DijahSB, I'm Blooming, video

Select the image to play the (static) YouTube video of the DijahSB song “I’m Blooming”

Dijah is already moving away from Flower and toward the dancefloor. They have a track with electronic duo Snakehips and hip-hop duo EarthGang dropping July 19th, and her own new self-described “dance/house-hop” single “Uh Huh,” with a beat by Keys N Krates, comes out Aug. 3rd – and aims to be The Single of The Summer™, 2024. The beat and flow are so tight, even the humble artist is posting on X that, “I might blow the roof off every venue with this one.” There’s another dance record slated for early September.

Speaking about “Uh-Huh,” Dijah says, “I’ve always had records that sounded a lot like that… When I rebranded from my old name to DijahSB, I was still figuring out a sound. I would try everything: house beats, trap beats, boom-bap… What really made people gravitate to me was the bouncier beats. And it’s where I make my best stuff as well… I feel like joy is resistance. Dancing is resistance. That’s what I’m trying to contribute.”

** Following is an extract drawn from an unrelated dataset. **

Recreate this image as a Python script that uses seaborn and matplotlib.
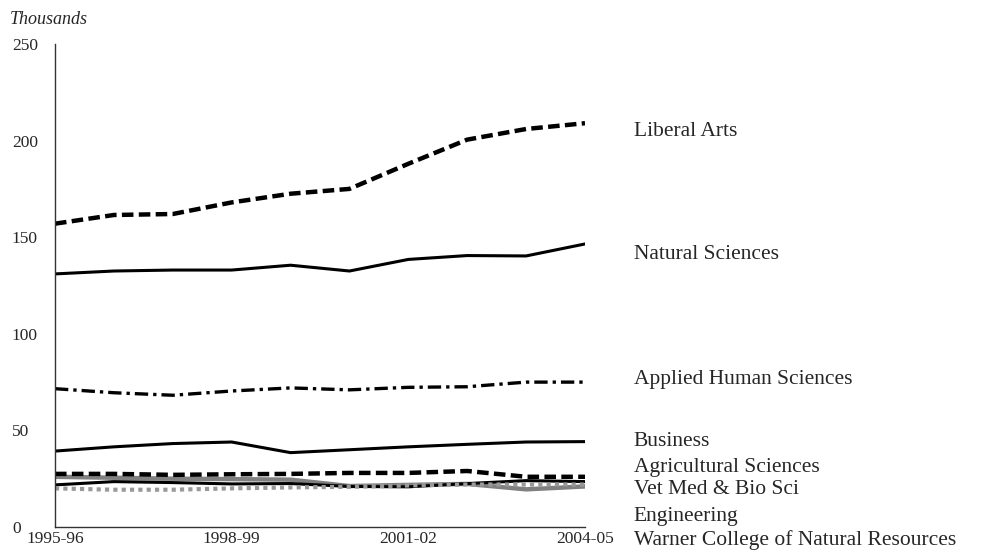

For DijahSB, earning a living from music is a victory in itself. “It’s so disheartening seeing artists falling for caring about the numbers,” they say. “The accolades are great. It’s beautiful that you can chart, see your name on a billboard. But do you know how rare it is to make a solid living solely from music? To be able to say, ‘I’m gonna go to another city, and put on a show, and people are going to show up’?… It’s a privilege beyond anything to be able to do music.”